§ **What is being asked**: Produce a word-for-word copy of the listing below without its pictures.

§ **Dataset excerpt**:
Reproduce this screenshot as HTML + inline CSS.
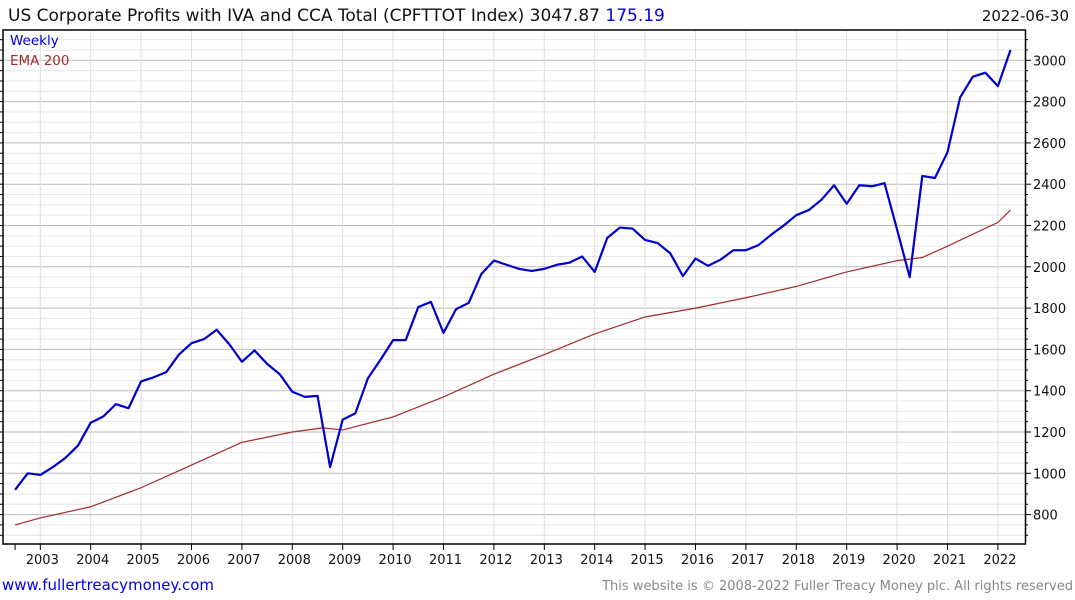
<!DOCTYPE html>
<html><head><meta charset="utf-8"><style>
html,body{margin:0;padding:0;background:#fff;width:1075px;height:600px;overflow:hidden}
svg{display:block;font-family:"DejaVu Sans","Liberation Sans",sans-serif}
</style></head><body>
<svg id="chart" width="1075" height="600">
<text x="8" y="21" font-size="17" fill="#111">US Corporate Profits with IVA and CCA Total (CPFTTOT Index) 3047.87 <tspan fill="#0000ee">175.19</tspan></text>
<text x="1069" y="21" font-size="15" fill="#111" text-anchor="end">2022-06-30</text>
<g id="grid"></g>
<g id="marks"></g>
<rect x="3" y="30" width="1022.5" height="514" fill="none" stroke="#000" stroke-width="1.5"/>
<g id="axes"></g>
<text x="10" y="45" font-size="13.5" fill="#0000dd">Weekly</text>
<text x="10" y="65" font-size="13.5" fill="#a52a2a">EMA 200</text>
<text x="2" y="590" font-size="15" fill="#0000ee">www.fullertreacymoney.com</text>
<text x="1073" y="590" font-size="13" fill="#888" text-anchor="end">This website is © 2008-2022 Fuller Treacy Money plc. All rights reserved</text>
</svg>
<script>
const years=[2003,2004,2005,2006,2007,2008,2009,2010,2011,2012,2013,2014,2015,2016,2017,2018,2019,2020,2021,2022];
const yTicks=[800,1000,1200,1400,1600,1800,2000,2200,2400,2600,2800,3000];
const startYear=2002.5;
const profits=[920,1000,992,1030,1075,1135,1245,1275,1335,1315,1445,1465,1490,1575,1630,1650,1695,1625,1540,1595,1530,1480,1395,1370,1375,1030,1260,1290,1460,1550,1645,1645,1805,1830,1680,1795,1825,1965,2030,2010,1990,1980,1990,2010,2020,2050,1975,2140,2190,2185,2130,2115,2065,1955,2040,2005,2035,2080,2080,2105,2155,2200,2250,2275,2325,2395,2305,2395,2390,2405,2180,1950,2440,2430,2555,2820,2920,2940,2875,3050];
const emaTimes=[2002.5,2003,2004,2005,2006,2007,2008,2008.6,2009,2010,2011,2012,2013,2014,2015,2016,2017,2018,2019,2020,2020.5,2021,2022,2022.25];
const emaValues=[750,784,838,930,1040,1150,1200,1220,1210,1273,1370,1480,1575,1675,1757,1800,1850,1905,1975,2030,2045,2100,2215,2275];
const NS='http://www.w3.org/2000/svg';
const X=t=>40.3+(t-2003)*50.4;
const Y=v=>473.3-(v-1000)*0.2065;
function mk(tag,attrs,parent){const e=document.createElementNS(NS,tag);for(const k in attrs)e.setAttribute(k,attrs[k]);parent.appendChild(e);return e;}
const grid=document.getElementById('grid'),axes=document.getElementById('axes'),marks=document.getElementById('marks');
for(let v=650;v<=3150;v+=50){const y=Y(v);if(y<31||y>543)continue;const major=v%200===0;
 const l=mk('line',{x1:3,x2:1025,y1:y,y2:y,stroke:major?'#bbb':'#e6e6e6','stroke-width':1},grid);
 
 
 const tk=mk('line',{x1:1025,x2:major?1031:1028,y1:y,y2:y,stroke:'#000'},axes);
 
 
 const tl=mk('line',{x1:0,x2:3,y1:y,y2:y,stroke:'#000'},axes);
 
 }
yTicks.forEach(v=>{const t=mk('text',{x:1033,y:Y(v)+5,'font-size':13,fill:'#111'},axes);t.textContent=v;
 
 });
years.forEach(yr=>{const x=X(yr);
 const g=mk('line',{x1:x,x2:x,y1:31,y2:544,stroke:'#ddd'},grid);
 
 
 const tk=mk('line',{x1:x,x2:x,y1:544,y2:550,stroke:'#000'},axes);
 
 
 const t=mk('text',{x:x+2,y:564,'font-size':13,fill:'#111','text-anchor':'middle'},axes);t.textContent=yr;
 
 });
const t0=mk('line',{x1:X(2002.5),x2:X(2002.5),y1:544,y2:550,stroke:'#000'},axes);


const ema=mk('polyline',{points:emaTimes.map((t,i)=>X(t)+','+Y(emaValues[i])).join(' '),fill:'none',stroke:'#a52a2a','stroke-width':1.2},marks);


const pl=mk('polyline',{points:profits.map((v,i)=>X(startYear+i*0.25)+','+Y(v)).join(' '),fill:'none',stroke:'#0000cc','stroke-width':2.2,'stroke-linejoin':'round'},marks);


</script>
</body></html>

§ **Finished exercise**:
Reproduce this screenshot as HTML + inline CSS.
<!DOCTYPE html>
<html><head><meta charset="utf-8"><style>
html,body{margin:0;padding:0;background:#fff;width:1075px;height:600px;overflow:hidden}
svg{display:block;font-family:"DejaVu Sans","Liberation Sans",sans-serif}
</style></head><body>
<svg id="chart" width="1075" height="600">
<text x="8" y="21" font-size="17" fill="#111">US Corporate Profits with IVA and CCA Total (CPFTTOT Index) 3047.87 <tspan fill="#0000ee">175.19</tspan></text>
<text x="1069" y="21" font-size="15" fill="#111" text-anchor="end">2022-06-30</text>
<g id="grid"></g>
<g id="marks"></g>
<rect x="3" y="30" width="1022.5" height="514" fill="none" stroke="#000" stroke-width="1.5"/>
<g id="axes"></g>
<text x="10" y="45" font-size="13.5" fill="#0000dd">Weekly</text>
<text x="10" y="65" font-size="13.5" fill="#a52a2a">EMA 200</text>
<text x="2" y="590" font-size="15" fill="#0000ee">www.fullertreacymoney.com</text>
<text x="1073" y="590" font-size="13" fill="#888" text-anchor="end">This website is © 2008-2022 Fuller Treacy Money plc. All rights reserved</text>
</svg>
<script>
const years=[2003,2004,2005,2006,2007,2008,2009,2010,2011,2012,2013,2014,2015,2016,2017,2018,2019,2020,2021,2022];
const yTicks=[800,1000,1200,1400,1600,1800,2000,2200,2400,2600,2800,3000];
const startYear=2002.5;
const profits=[920,1000,992,1030,1075,1135,1245,1275,1335,1315,1445,1465,1490,1575,1630,1650,1695,1625,1540,1595,1530,1480,1395,1370,1375,1030,1260,1290,1460,1550,1645,1645,1805,1830,1680,1795,1825,1965,2030,2010,1990,1980,1990,2010,2020,2050,1975,2140,2190,2185,2130,2115,2065,1955,2040,2005,2035,2080,2080,2105,2155,2200,2250,2275,2325,2395,2305,2395,2390,2405,2180,1950,2440,2430,2555,2820,2920,2940,2875,3050];
const emaTimes=[2002.5,2003,2004,2005,2006,2007,2008,2008.6,2009,2010,2011,2012,2013,2014,2015,2016,2017,2018,2019,2020,2020.5,2021,2022,2022.25];
const emaValues=[750,784,838,930,1040,1150,1200,1220,1210,1273,1370,1480,1575,1675,1757,1800,1850,1905,1975,2030,2045,2100,2215,2275];
const NS='http://www.w3.org/2000/svg';
const X=t=>40.3+(t-2003)*50.4;
const Y=v=>473.3-(v-1000)*0.2065;
function mk(tag,attrs,parent){const e=document.createElementNS(NS,tag);for(const k in attrs)e.setAttribute(k,attrs[k]);parent.appendChild(e);return e;}
const grid=document.getElementById('grid'),axes=document.getElementById('axes'),marks=document.getElementById('marks');
for(let v=650;v<=3150;v+=50){const y=Y(v);if(y<31||y>543)continue;const major=v%200===0;
 const l=mk('line',{x1:3,x2:1025,y1:y,y2:y,stroke:major?'#bbb':'#e6e6e6','stroke-width':1},grid);
 
 
 const tk=mk('line',{x1:1025,x2:major?1031:1028,y1:y,y2:y,stroke:'#000'},axes);
 
 
 const tl=mk('line',{x1:0,x2:3,y1:y,y2:y,stroke:'#000'},axes);
 
 }
yTicks.forEach(v=>{const t=mk('text',{x:1033,y:Y(v)+5,'font-size':13,fill:'#111'},axes);t.textContent=v;
 
 });
years.forEach(yr=>{const x=X(yr);
 const g=mk('line',{x1:x,x2:x,y1:31,y2:544,stroke:'#ddd'},grid);
 
 
 const tk=mk('line',{x1:x,x2:x,y1:544,y2:550,stroke:'#000'},axes);
 
 
 const t=mk('text',{x:x+2,y:564,'font-size':13,fill:'#111','text-anchor':'middle'},axes);t.textContent=yr;
 
 });
const t0=mk('line',{x1:X(2002.5),x2:X(2002.5),y1:544,y2:550,stroke:'#000'},axes);


const ema=mk('polyline',{points:emaTimes.map((t,i)=>X(t)+','+Y(emaValues[i])).join(' '),fill:'none',stroke:'#a52a2a','stroke-width':1.2},marks);


const pl=mk('polyline',{points:profits.map((v,i)=>X(startYear+i*0.25)+','+Y(v)).join(' '),fill:'none',stroke:'#0000cc','stroke-width':2.2,'stroke-linejoin':'round'},marks);


</script>
</body></html>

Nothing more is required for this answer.